The situation is different in the clinical arena, Stevens pointed out. In countries where there are nationalised systems, such as in the UK, some very large datasets are already available. ‘It’s a little bit easier to integrate data across the enterprise, although there still won’t be molecular and genetic data for every patient. We don’t have genetic data for every patient or their tumours, for example, and this is partly a cost issue.’
‘There does need to be a step change if we are going to be able to harness data from national healthcare databanks. And that will involve making molecular tests cheaper and faster, so that they can become a part of routine patient care. We have to rationalise healthcare data exchange models, while still protecting privacy.’
Making big, high-quality databases available springboards possibilities for machine learning and AI, Stevens said. He cites the UK Biobank as one example. ‘The Biobank has accelerated a lot of machine learning-based, clinically relevant research because its a large enough, high-quality dataset to work with. It’s not tied to a company’s drug development programs, it has been generated purely out of the clinical space. The U.S. Department of Veterans Affairs has a similar mindset and is collecting a large dataset across the entire population. These kinds of datasets aren’t just relevant to clinical research, but to drug discovery and development as well.’
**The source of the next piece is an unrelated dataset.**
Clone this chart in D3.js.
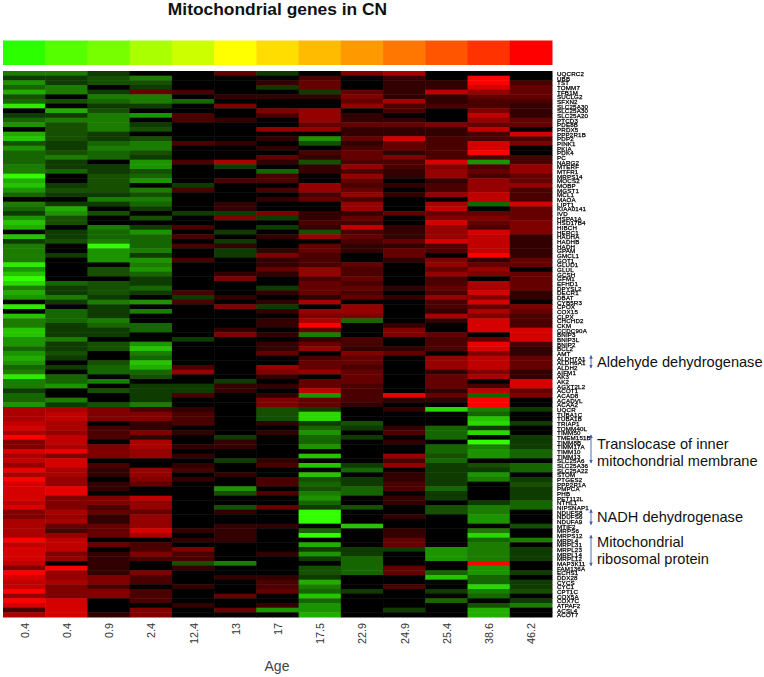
<!DOCTYPE html>
<html><head><meta charset="utf-8">
<script src="https://cdn.jsdelivr.net/npm/d3@7/dist/d3.min.js"></script>
<style>html,body{margin:0;padding:0;background:#fff}svg{display:block}</style></head>
<body><div id="chart"></div>
<script>
const title = "Mitochondrial genes in CN";
const ages = ["0.4","0.4","0.9","2.4","12.4","13","17","17.5","22.9","24.9","25.4","38.6","46.2"];
const ageBar = ["#2bff00","#55ff00","#77ff00","#aaff00","#ccff00","#ffff00","#ffdd00","#ffbb00","#ff9900","#ff7700","#ff5500","#ff3300","#ff0000"];
const genes = ["UQCRC2","UBB","TST","TOMM7","TFB1M","SUCLG2","SFXN2","SLC25A30","SLC25A30","SLC25A20","PTCD3","PDE8B","PRDX5","PPP2R1B","PDP2","PINK1","PKIA","PDK4","PC","NARG2","MTERF","MTFR1","MRPS14","MOCS2","MOBP","MGST1","MCL1","MAOA","LIPT1","KIAA0141","IVD","HSPA1A","HSD17B4","HIBCH","HERC1","HADHA","HADHB","HADH","GPAM","GMCL1","GOT1","GLUD1","GLUL","GCSH","GFM1","EFHD1","DPYSL2","DECR1","DBAT","CYB5R3","CPOX","COX15","CLPX","CHCHD2","CKM","CCDC90A","BNIP3","BNIP3L","BNIP2","BCL2","AMT","ALDH7A1","ALDH6A1","ALDH2","AIFM1","AK3","AK2","AGXT2L2","ACOT1","ACAD8","ACADVL","ACAA2","UQCR","TUBA1C","TUBA1B","TRIAP1","TOMM40L","TIMM50","TMEM151B","TIMM8B","TIMM17A","TIMM10","TIMM13","SLC25A6","SLC25A36","SLC25A22","STOM","PTGES2","PPP2R1A","PMPCA","PHB","PET112L","NTHL1","NIPSNAP1","NDUFS8","NDUFS6","NDUFA9","MTIF2","MRPS6","MRPS12","MRPL4","MRPL31","MRPL23","MRPL14","MRPL12","MAP3K11","FAM136A","ECHS1","DDX28","CYCS","CYC1","CPT1C","COX5A","COX7C","ATPAF2","ACSL4","ACOT7"];

const age0_4a = [-4,-1,-5,-3,-6,-2,-3,-9,0,-1,-3,-5,0,-6,-7,-2,-5,-3,-3,-3,-4,-4,-10,-6,-7,-5,-3,0,-4,-3,-1,-5,-7,-6,0,-7,-1,-4,-4,-4,-4,-9,-5,-7,-10,-8,-4,-6,-5,0,-9,0,-7,-4,-4,-7,-7,-5,-5,-3,-5,-6,-5,-3,-4,-9,-4,-4,-1,-3,-3,-5,6,6,6,7,8,6,10,4,4,8,6,7,5,9,6,10,8,8,8,8,7,8,4,4,6,6,6,6,10,7,8,8,8,7,4,10,8,7,7,10,5,10,8,2,6];
const age0_4b = [-4,-1,-1,-4,-4,0,-2,0,-6,-1,-4,-2,-2,-2,-2,-1,-1,-2,-4,-1,-1,-3,0,0,-1,-2,-1,0,-1,-6,-5,-2,-2,0,-1,-1,-2,0,0,-1,0,0,0,0,0,-3,-1,-1,-4,-1,0,-3,-3,-3,-1,-1,-1,-4,-1,-1,-2,-1,0,-1,0,-3,-3,-5,0,0,-4,-1,6,7,7,6,6,5,7,7,6,9,4,8,8,6,6,5,5,9,9,4,4,4,6,5,6,3,2,5,7,7,7,4,5,0,10,5,5,6,4,4,4,8,8,8,8];
const age0_9 = [-1,-2,-2,0,-1,-4,-3,-1,-2,-4,-4,-4,-4,-1,-1,-3,-4,-3,-3,0,-1,-1,-2,-2,-2,-2,-1,-4,-1,0,-2,0,0,-4,-3,-3,-4,-10,-5,-5,-5,0,-2,-2,0,-2,-2,-2,-1,-4,-1,-1,-1,-4,-3,-1,-1,0,-2,-2,0,0,-2,-3,-3,0,-4,0,-2,0,0,-2,4,4,4,0,2,2,2,0,4,4,4,0,2,1,1,0,1,1,0,4,4,2,3,1,1,3,3,3,0,3,0,1,1,1,1,1,4,4,2,4,4,0,0,0,1];
const age2_4 = [0,-4,-2,-1,3,-4,-4,-1,0,-5,0,-1,-2,0,-2,-4,-4,-2,-1,-5,-5,-2,-3,-5,0,-4,-2,-4,-3,-1,0,-2,0,-1,-5,-3,-3,-3,-4,-1,-5,-4,-5,-3,-1,-1,-3,-1,0,-5,0,-4,0,0,-3,-3,0,0,-5,-7,-4,-3,-7,-6,-3,-2,0,-1,-1,-1,-1,-4,2,4,4,1,1,4,1,6,6,5,5,0,0,5,5,4,3,0,0,7,5,5,3,5,5,5,8,6,0,2,2,4,2,0,0,4,2,2,0,2,2,2,0,4,4];
const age12_4 = [0,0,0,0,2,0,-3,0,0,2,2,0,0,0,0,2,0,0,0,2,0,0,0,0,-1,2,0,0,0,0,-1,0,0,2,0,2,0,2,0,0,2,0,0,0,0,0,0,2,-1,2,0,0,0,0,0,0,0,-1,0,0,0,0,0,2,5,0,0,-1,-1,2,0,0,1,2,2,2,0,1,0,0,1,0,1,0,1,2,0,1,0,0,0,0,0,0,0,0,0,0,1,0,1,0,4,2,2,-2,1,0,0,0,1,0,0,0,1,0,0];
const age13 = [3,0,0,0,0,1,0,4,0,0,1,0,0,0,0,1,0,0,0,6,-1,0,0,2,0,0,0,0,1,1,-1,4,0,0,-1,0,-1,1,-1,-1,0,0,0,1,4,0,0,0,1,0,4,0,0,0,0,1,4,0,0,0,0,0,0,0,0,0,-1,1,1,0,0,0,0,0,0,0,0,0,-1,1,1,0,0,-1,0,0,1,0,0,-5,-2,0,0,-2,1,0,0,1,1,1,1,0,0,0,0,-4,0,0,1,0,0,0,3,0,0,3,0];
const age17 = [-1,0,1,-1,0,1,0,0,4,2,0,0,5,0,1,0,1,0,3,1,0,-3,2,2,0,2,0,1,0,0,4,-1,0,-1,0,1,0,0,1,4,1,1,3,1,0,0,-1,1,0,1,-1,1,0,1,1,0,1,0,1,1,3,0,0,5,4,1,0,1,0,1,4,4,-2,-2,-2,1,0,1,0,0,0,0,0,1,2,0,0,2,2,0,2,0,0,3,0,0,0,1,0,0,0,0,0,1,0,0,0,0,1,2,2,3,0,0,1,-5,0];
const age17_5 = [0,2,3,3,-1,1,0,0,5,5,5,3,5,0,-5,-2,0,2,1,-2,1,1,0,0,5,5,2,3,0,0,1,1,2,1,-2,5,0,3,3,2,2,2,5,5,2,3,3,3,1,6,0,5,4,6,10,3,-4,1,3,5,0,2,3,3,5,0,3,3,7,-5,3,3,-1,-8,-8,-1,-3,-5,-3,-3,-5,0,-7,0,-7,0,-7,-2,-3,-2,-4,-5,-3,-1,-10,-10,-10,0,-3,-10,0,-6,-1,-5,-1,0,-2,-2,-1,-6,-4,-3,-7,-3,-5,-5,-6];
const age22_9 = [4,0,0,0,3,4,3,5,0,1,1,3,1,1,3,1,2,3,3,2,5,2,5,3,2,3,5,2,5,5,1,3,2,7,2,3,2,1,1,0,0,3,2,2,3,2,3,2,3,0,5,5,4,-3,0,0,0,2,2,1,4,3,3,2,3,3,3,2,2,2,2,1,0,0,0,-2,-1,0,-1,0,0,0,0,0,-1,-3,0,-1,-1,-3,-3,0,0,-2,0,0,0,-7,0,0,0,0,-1,-1,-3,-3,-3,-3,0,0,0,-1,0,0,0,0,0];
const age24_9 = [6,1,1,1,1,1,6,2,2,0,1,3,1,1,8,3,3,1,4,2,2,1,1,0,1,0,1,0,0,0,3,0,0,1,1,1,3,1,3,3,1,0,0,0,0,0,1,0,1,0,0,0,0,0,1,4,4,0,0,1,3,0,0,0,0,0,0,0,0,9,1,0,1,0,0,0,1,2,0,1,0,0,5,2,5,0,1,1,2,2,0,1,1,0,0,1,0,0,1,1,3,3,-1,0,0,0,3,3,0,0,2,0,0,0,0,-1,0];
const age25_4 = [0,0,1,1,7,1,1,2,0,0,0,4,1,1,2,2,2,2,2,8,4,5,5,1,2,2,5,0,6,7,3,4,8,5,5,5,8,2,2,0,4,5,3,5,2,2,3,2,5,2,2,1,6,1,0,0,3,2,2,2,0,5,5,5,1,3,3,3,1,3,1,0,-8,0,0,0,-3,-3,-3,0,-3,-3,-2,-3,-1,-1,-1,-1,-1,-3,-1,-1,0,-2,-2,0,0,0,0,0,0,0,-5,-5,-5,0,0,-3,-7,0,0,-1,0,-3,0,0,0];
const age38_6 = [0,10,10,8,5,3,2,2,4,7,5,3,7,2,2,8,8,10,2,-5,2,3,2,5,5,5,7,7,-3,0,3,4,3,2,8,7,7,7,7,10,1,3,5,4,0,6,6,8,4,8,3,6,4,8,8,8,0,3,9,8,4,7,7,7,4,6,0,2,7,-3,10,10,-4,-3,-7,-8,-1,-8,0,-10,-4,-5,-5,0,-2,-1,-5,-4,0,0,0,0,-1,-4,-4,-5,-5,0,-4,-8,-3,-4,-4,-4,-4,10,-5,-5,-3,-3,-8,-4,-3,0,-2,-6,-6];
const age46_2 = [0,0,2,3,3,3,2,1,1,1,3,3,0,8,2,4,0,0,2,2,5,5,3,3,5,2,2,2,8,3,3,3,4,4,4,1,1,1,1,1,3,3,0,3,3,3,3,1,1,0,4,3,2,2,2,8,8,8,2,1,1,3,3,3,1,1,8,8,3,4,0,0,-1,0,0,-1,0,0,-1,-1,-1,-3,-3,0,-3,-3,0,-1,-2,-1,-1,-1,-3,-3,0,0,0,-2,0,0,-4,0,-1,-1,-1,0,0,-1,0,-1,-1,-2,0,-1,-4,0,0];
const columns = [age0_4a,age0_4b,age0_9,age2_4,age12_4,age13,age17,age17_5,age22_9,age24_9,age25_4,age38_6,age46_2];
const annotations = [
  {lines:["Aldehyde dehydrogenase"], from:61, to:63.6, shift:0},
  {lines:["Translocase of inner","mitochondrial membrane"], from:78, to:84, shift:3.5},
  {lines:["NADH dehydrogenase"], from:94, to:97.2, shift:0},
  {lines:["Mitochondrial","ribosomal protein"], from:99.5, to:106, shift:0}
];

columns.forEach((c,i)=>{ if(c.length!==genes.length) console.error("len",i,c.length); });

const W=764,H=677;
const svg=d3.select("#chart").append("svg").attr("width",W).attr("height",H);
const defs=svg.append("defs");
defs.append("filter").attr("id","soft").attr("x","-2%").attr("y","-2%").attr("width","104%").attr("height","104%")
  .append("feGaussianBlur").attr("stdDeviation",0.45);
defs.append("marker").attr("id","ah").attr("viewBox","0 0 6 6").attr("refX",5).attr("refY",3)
  .attr("markerUnits","userSpaceOnUse").attr("markerWidth",4).attr("markerHeight",3.6).attr("orient","auto-start-reverse")
  .append("path").attr("d","M0,0L6,3L0,6Z").attr("fill","#3a5fc0");

const x=d3.scaleBand().domain(d3.range(ages.length)).range([3,552]);
const y=d3.scaleBand().domain(d3.range(genes.length)).range([71,617]);
const color=d3.scaleLinear()
  .domain([-10,-7,-4,-1,0,1,4,10])
  .range(["#33ff00","#27c400","#1b7c00","#0e3a00","#000000","#300000","#800000","#ff0000"]);

svg.append("text").attr("x",277.5).attr("y",14.5).attr("text-anchor","middle")
  .attr("font-family","Liberation Sans").attr("font-weight","bold").attr("font-size",17.4).attr("fill","#111").text(title);

svg.append("g").selectAll("rect").data(ageBar).join("rect")
  .attr("x",(d,i)=>x(i)).attr("width",x.bandwidth()+0.5).attr("y",40.5).attr("height",24.5).attr("fill",d=>d);

const gc=svg.append("g").attr("filter","url(#soft)");
columns.forEach((col,ci)=>{
  gc.append("g").selectAll("rect").data(col).join("rect")
    .attr("x",x(ci)).attr("width",x.bandwidth()+0.5)
    .attr("y",(d,i)=>y(i)).attr("height",y.bandwidth()+0.5)
    .attr("fill",d=>color(d));
});

svg.append("g").attr("filter","url(#soft)").selectAll("text").data(genes).join("text")
  .attr("x",557).attr("y",(d,i)=>y(i)+y.bandwidth()/2+2.6)
  .attr("font-family","Liberation Sans").attr("font-size",6.2).attr("letter-spacing",0.15).attr("fill","#000")
  .attr("stroke","#000").attr("stroke-width",0.25)
  .text(d=>d);

svg.append("g").selectAll("text").data(ages).join("text")
  .attr("transform",(d,i)=>`translate(${x(i)+x.bandwidth()/2+4.5},623) rotate(-90)`)
  .attr("text-anchor","end").attr("font-family","Liberation Sans").attr("font-size",10.8).attr("fill","#333")
  .text(d=>d);

svg.append("text").attr("x",277).attr("y",671).attr("text-anchor","middle")
  .attr("font-family","Liberation Sans").attr("font-size",14).attr("fill","#444").text("Age");

const ann=svg.append("g").selectAll("g").data(annotations).join("g");
ann.append("line").attr("x1",591).attr("x2",591)
  .attr("y1",d=>y(0)+d.from*y.step()).attr("y2",d=>y(0)+d.to*y.step())
  .attr("stroke","#3a5fc0").attr("stroke-width",0.9)
  .attr("marker-start","url(#ah)").attr("marker-end","url(#ah)");
ann.each(function(d){
  const mid=y(0)+(d.from+d.to)/2*y.step()+d.shift;
  const top=mid-(d.lines.length-1)*8.8;
  d3.select(this).selectAll("text").data(d.lines).join("text")
    .attr("x",597).attr("y",(l,i)=>top+i*17.6+5)
    .attr("font-family","Liberation Sans").attr("font-size",14.6).attr("fill","#111").text(l=>l);
});
</script></body></html>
So what will likely emerge as the first tangible benefits and game-changers for drug development? Stevens suggests that work by Argonne National Laboratory, ATOM and other pioneers will generate solid proof-of-principle evidence that it is possible to optimise drug leads using existing machine learning technologies.
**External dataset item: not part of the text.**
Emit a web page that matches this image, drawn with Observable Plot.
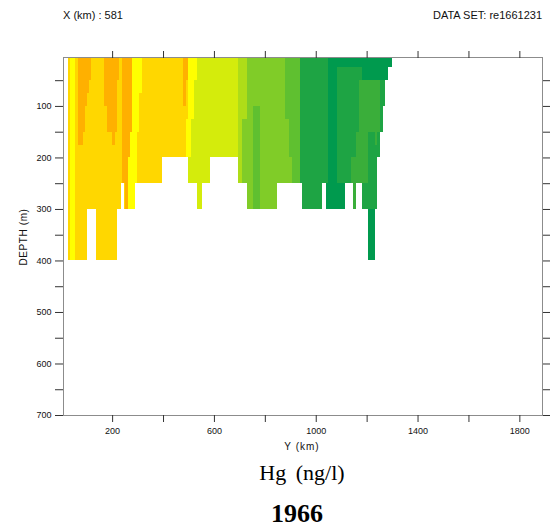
<!DOCTYPE html>
<html>
<head>
<meta charset="utf-8">
<script src="https://cdn.jsdelivr.net/npm/d3@7"></script>
<script src="https://cdn.jsdelivr.net/npm/@observablehq/plot@0.6"></script>
<style>
  html, body { margin: 0; padding: 0; background: #fff; }
  #wrap { position: relative; width: 550px; height: 529px; overflow: hidden; }
  #chart { position: absolute; left: 0; top: 0; }
  #labels { position: absolute; left: 0; top: 0; pointer-events: none; }
</style>
</head>
<body>
<div id="wrap"><div id="chart"></div></div>
<script>
// ---- data ----
// depth layer boundaries (m)
const depthLevels = [5, 25, 50, 75, 100, 125, 150, 175, 200, 225, 250, 275, 300, 350, 400];
// section column boundaries along Y (km)
const colEdges = [26, 34, 56, 67, 75, 87, 95, 103, 110, 116, 137, 168, 178, 192, 200, 212, 220, 226, 234,
  240, 247, 252, 264, 270, 277, 290, 296, 305, 316, 397, 467, 480, 490, 499, 510, 520, 532, 552, 585, 696,
  710, 729, 742, 755, 780, 849, 880, 893, 905, 938, 945, 1000, 1023, 1040, 1050, 1082, 1115, 1140, 1148,
  1157, 1170, 1181, 1207, 1233, 1240, 1253, 1266, 1274, 1285, 1298];
// Hg class per column, one digit per depth layer ("." = no data)
const hgClass = [
  "88888888888888", "77777777777777", "88888888888888", "99999998888888", "99999998888888",
  "99999988888888", "99998888888888", "999888888888..", "998888888888..", "888888888888..",
  "88888888888888", "99998888888888", "99999988888888", "99999988888888", "99999998888888",
  "99999988888888", "998888888888..", "888888888888..", "8888888888....", "9999999999....",
  "999999999988..", "999999999999..", "999999997777..", "999999777777..", "777777777777..",
  "7777777777....", "7777778888....", "7778888888....", "8888888888....", "88888888......",
  "88888888......", "99998888......", "99888777......", "7777777766....", "7777766666....",
  "7766666666....", "666666666666..", "6666666666....", "66666666......", "5555555555....",
  "5555544444....", "444444444444..", "444444444444..", "444433333333..", "444444444444..",
  "4444444444....", "3333344444....", "3333333344....", "3333333333....", "1111111111....",
  "111111111111..", "111111111111..", "1111111111....", "111111111100..", "000000000000..",
  "011111111100..", "0111111111....", "0111111122....", "011111112222..", "0111112222....",
  "0122222222....", "002222222211..", "00222211111100", "002222211111..", "00222211......",
  "001111........", "0011..........", "00............", "0............."
];
const classIds = [0, 1, 2, 3, 4, 5, 6, 7, 8, 9];
const classColors = ["#009a4e", "#1ea444", "#3aae3a", "#5fc030", "#80cc28", "#aedd18",
  "#d4ec0c", "#ffff00", "#ffd700", "#ffb000"];
const xTicks = [200, 400, 600, 800, 1000, 1200, 1400, 1600, 1800];
const xTickLabels = [200, 600, 1000, 1400, 1800];
const yTicks = [50, 100, 150, 200, 250, 300, 350, 400, 450, 500, 550, 600, 650, 700];
const yTickLabels = [100, 200, 300, 400, 500, 600, 700];

// ---- build cells ----
const cells = [];
hgClass.forEach((code, i) => {
  if (i + 1 >= colEdges.length) return;
  [...code].forEach((ch, j) => {
    if (ch === "." || j + 1 >= depthLevels.length) return;
    cells.push({x1: colEdges[i], x2: colEdges[i + 1], y1: depthLevels[j], y2: depthLevels[j + 1], hg: +ch});
  });
});

const font = "'Liberation Sans', Arial, sans-serif";
const chart = Plot.plot({
  width: 550,
  height: 455,
  marginTop: 57,
  marginBottom: 40,
  marginLeft: 63,
  marginRight: 8,
  style: {fontFamily: font, fontSize: "9px", background: "white", color: "#111"},
  x: {domain: [7, 1889]},
  y: {domain: [5, 700], reverse: true},
  color: {type: "ordinal", domain: classIds, range: classColors},
  marks: [
    Plot.rect(cells, {x1: "x1", x2: "x2", y1: "y1", y2: "y2", fill: "hg", shapeRendering: "crispEdges"}),
    Plot.frame({stroke: "#8c8c8c"}),
    Plot.axisX({anchor: "bottom", ticks: xTicks, tickSize: 7, tickPadding: 5, label: null,
      tickFormat: d => xTickLabels.includes(d) ? String(d) : "", stroke: "#333", fill: "#111", fontSize: 9}),
    Plot.axisX({anchor: "top", ticks: xTicks, tickSize: 7, label: null, tickFormat: () => "", stroke: "#333"}),
    Plot.axisY({anchor: "left", ticks: yTicks, tickSize: 8, tickPadding: 4, label: null,
      tickFormat: d => yTickLabels.includes(d) ? String(d) : "", stroke: "#333", fill: "#111", fontSize: 9}),
    Plot.axisY({anchor: "right", ticks: yTicks, tickSize: 8, label: null, tickFormat: () => "", stroke: "#333"})
  ]
});
document.getElementById("chart").appendChild(chart);

// ---- titles and axis labels ----
const svg = d3.select("#wrap").append("svg")
  .attr("id", "labels").attr("width", 550).attr("height", 529);
const sans = svg.append("g").attr("font-family", font).attr("fill", "#111");
sans.append("text").attr("x", 63).attr("y", 19).attr("font-size", 11).text("X (km) : 581");
sans.append("text").attr("x", 542).attr("y", 19).attr("font-size", 11).attr("text-anchor", "end")
  .text("DATA SET: re1661231");
sans.append("text").attr("x", 302).attr("y", 450).attr("font-size", 10).attr("letter-spacing", 1)
  .attr("text-anchor", "middle").text("Y (km)");
sans.append("text").attr("transform", "translate(27,237) rotate(-90)").attr("font-size", 10)
  .attr("letter-spacing", 0.6).attr("text-anchor", "middle").text("DEPTH (m)");
const serif = svg.append("g").attr("font-family", "'Liberation Serif', 'Times New Roman', serif").attr("fill", "#000");
serif.append("text").attr("x", 302).attr("y", 480).attr("font-size", 22).attr("word-spacing", 4)
  .attr("text-anchor", "middle").text("Hg (ng/l)");
serif.append("text").attr("x", 297).attr("y", 522).attr("font-size", 26).attr("font-weight", "bold")
  .attr("text-anchor", "middle").text("1966");
</script>
</body>
</html>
‘We need to run through multiple cycles of generating leads, and working through simulation and/or experiments, which will enable you to further refine those compounds. It’s still a relatively slow process, but that’s because we need to work through the mathematics of uncertainty in these models, and how to optimise simulations and experiments,’ added Stevens
Optimise these cycles and you are then presented with a raft of compounds that will need prioritising. ‘You will always will have more targets than you can do experiments on, or that you can do simulations on, so another opportunity is to use optimal experimental design mathematics to prioritise not just the compounds from the biology standpoint or from the drug-like standpoint, but from the practicality of actually doing high throughput measurements on them. And that is what we hope to accomplish during this next year: to get that entire end-to-end system working’.
Stevens says the ultimate goal is to dramatically cut the drug development timeline, and costs – and to generate candidates that are more likely to show improved efficacy and safety. Importantly, AI-enabled refinement of the process could have an impact not just on the development of drugs for major diseases such as cancer or cardiovascular disorders, but on drug development and clinical research for orphan diseases with smaller patient populations.
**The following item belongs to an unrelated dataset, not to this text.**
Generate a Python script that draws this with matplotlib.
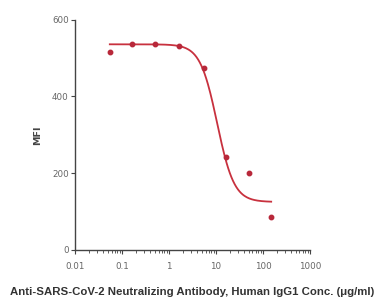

Orphan diseases have traditionally not been a major focus for mainstream pharma due to much more limited potential revenues. ‘If we can reduce development timelines (and so potentially patent-protected time on the market) and also development costs, then developing drugs for orphan diseases, as well as neglected tropical diseases, become more attractive propositions commercially, as well as from a discovery and development perspective,’ concluded Stevens.